Nr 7-8 (73-74) Lipiec - Sierpień 2001 | Biuletyn Górniczy |
Na dobry, polski koks Popyt nie maleje
|
Rozmowa z Józefem Mielnikiewiczem, prezesem zarządu i dyrektorem POLSKIEGO KOKSU SA - Pięcioletni okres działalności POLSKIEGO KOKSU SA potwierdził zasadność powołania takiego podmiotu. Przekonują o tym korzyści uzyskane przez przedsiębiorstwa, które są udziałowcami spółki i były inicjatorami powołania jej do życia. Co konkretnego zyskały dzięki temu?
- Pięć lat temu produkcja węgla i eksport koksu realizowane były przez każdą stronę odrębnie. Producent węgla oraz producent koksu, a zarazem jego eksporter praktycznie nic o sobie nie wiedzieli, także tego jak wyglądają relacje pomiędzy ceną węgla, a ceną koksu. W tej sytuacji niejako naturalnym interesem wszystkich zainteresowanych stron, a więc dwu największych koksowni i największego producenta koksu (czyli Zakładów Koksowniczych "Przyjaźń" i koksowni w Zdzieszowicach oraz Jastrzębskiej Spółki Węglowej SA) było dążenie, aby w znaczący sposób uprościć procedury sprzedaży węgla do produkcji koksu i samego koksu. Głównym celem tej inicjatywy było uzyskanie przejrzystości tego procesu dla wszystkich stron w nim uczestniczących. Jednocześnie nowy podmiot, dzięki przyjęciu minimalnych marż handlowych, zapewniał współudziałowcom dodatkowe dochody. Sądzę, że nie ma w Polsce firmy, która ma tak niską marżę jak nasza, obowiązującą w sprzedaży koksu. Jest to 0,3 proc., choć najczęściej jej wysokość mieści się pomiędzy 3 a 6 proc. - Czyli Jastrzębskiej Spółki Węglowej. Ale i koksownie konsumują korzyści z gotówkowego przepływu płatności w "Polskim Koksie", o czym nie zawsze się pamięta. - Jeszcze ważniejszym profitem koksowni jest perspektywa pełnego wykorzystania ich aktualnych zdolności produkcyjnych, mimo niepokojących zapowiedzi ograniczenia produkcji stali przez nasze hutnictwo. Wobec takich prognoz widzimy konieczność dalszego zwiększania eksportu koksu, w granicach od 300 do 500 tys. ton w latach 2002 - 2005. Aktualnie pracujemy nad biznes planem na te lata, ale "sercem" tego programu jest plan marketingowy, odpowiadający na pytanie czy ulokowanie takich ilości koksu na rynkach zagranicznych jest realne. Moim zdaniem odpowiedź brzmi: tak, a podstawą są zawarte już umowy oraz kontrakty negocjowane aktualnie. Pozwalają one przewidywać taki właśnie poziom wzrostu eksportu koksu w przyszłym roku, a przekłada się to automatycznie na zwiększenie pewności zbytu produkcji Jastrzębskiej Spółki Węglowej SA oraz gwarancji wykorzystania aktualnych mocy produkcyjnych obu koksowni - i to mimo poważnych trudności hutnictwa. - Na czym jednak opiera się pewność wzrostu sprzedaży polskiego koksu w przyszłych latach? Przecież nie jest tajemnicą, że hutnictwo europejskie też odczuwa wyhamowanie koniunktury, co musi przekładać się na zmniejszenie popytu na koks hutniczy.

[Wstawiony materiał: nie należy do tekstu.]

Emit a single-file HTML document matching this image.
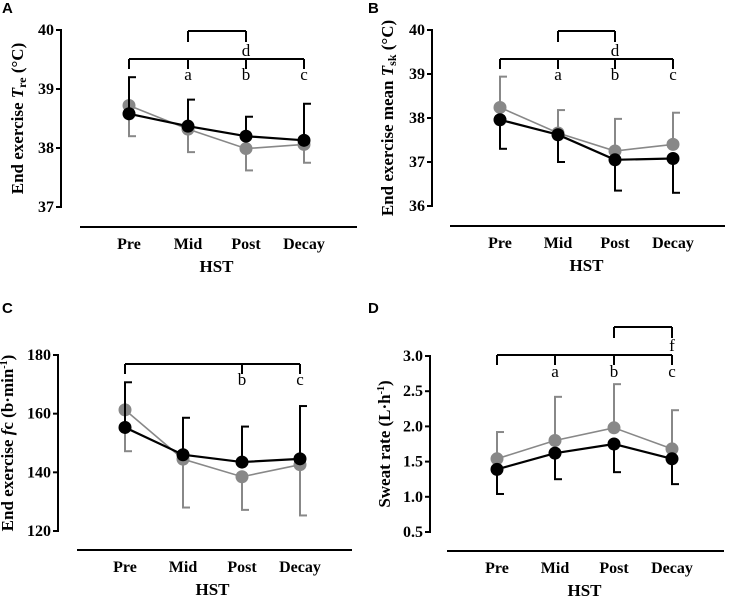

- Po pierwsze - nasza spółka ma wieloletnie kontrakty z bardzo dużymi koncernami europejskimi. Obecnie niektóre umowy się kończą, jesteśmy właśnie w trakcie negocjacji nowych kontraktów. Przebieg tych rozmów pozwala na optymizm, bo wynika z nich, że na koks będzie popyt. I jest szansa, że będzie on wzrastał, gdyż następuje stopniowa redukcja zdolności produkcyjnych koksownictwa, przy jednoczesnych ostrożnych prognozach wzrostu produkcji stali na świecie o 1,0 - 1,5 proc. - Wszystkie działania "Polskiego Koksu" sprowadzają się do uzyskania optymalnych rezultatów produkcyjnych i ekonomicznych na obszarze styku trzech filarów przemysłu ciężkiego: górnictwa, hutnictwa i koksownictwa. Każde z nich jest albo w trakcie albo tuż przed restrukturyzacją...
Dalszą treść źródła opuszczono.